Le monde agricole semble particulièrement sensible aux aléas de la conjoncture mondiale et au contexte global de déréglementation et de globalisation. N’est-ce pas aussi là une des sources du problème?

On a en effet mis fin aux quotas de production dans le lait en faisant en sorte que les agriculteurs s’illusionnent sur l’effective quantité supplémentaire de lait qu’ils pourraient produire. Or, le marché se mettant à réguler la production par la loi de l’offre et la demande, la production fut certes plus élevée mais les prix ont chuté et les agriculteurs se sont appauvris. Grands producteurs, industriels et supermarchés ont profité de cette situation. La loi du marché s’est appliquée, mais au détriment des agriculteurs: le dernier outil qui encadrait la protection des prix était celui des quotas, il a désormais disparu.

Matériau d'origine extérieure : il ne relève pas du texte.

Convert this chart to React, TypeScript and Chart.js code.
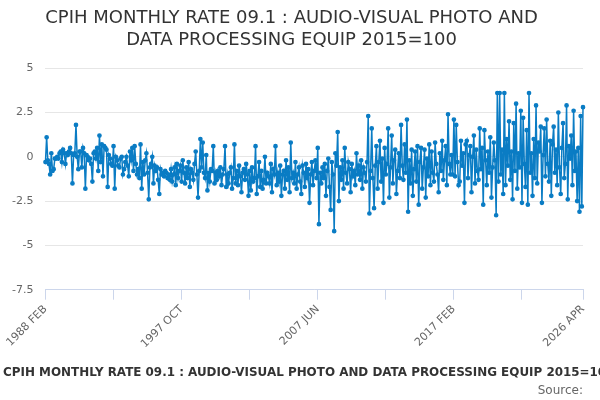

La crise de notre monde agricole vient du fait que ce qu’il produit constitue systématiquement la variable d’ajustement des accords mondiaux de libre-échange. À ce titre le CETA pose bien plus de problèmes qu’il n’en résout. Les secteurs de production sophistiqués vont profiter du libre-échange, la production agricole sera, elle, exposée à ce qui se fait de pire au Brésil ou au Canada: de la viande produite avec un cahier des charges largement différent du nôtre. Dans ces conditions, pourquoi lutter contre le glyphosate et le poulet aux hormones chez nous alors qu’une grande partie de nos importations seront produites avec ce type de procédés via le CETA? En France, on produit avec une meilleure qualité: il faut l’assumer, en être fiers, en revalorisant notre processus de production. Ce qui impliquerait en premier lieu de mettre des clauses dans les traités de libre-échange qui, sur le modèle de l’exception culturelle, instituerait une exception agricole: on ne peut pas importer n’importe quel produit. On ne peut pas, non plus, brader notre agriculture.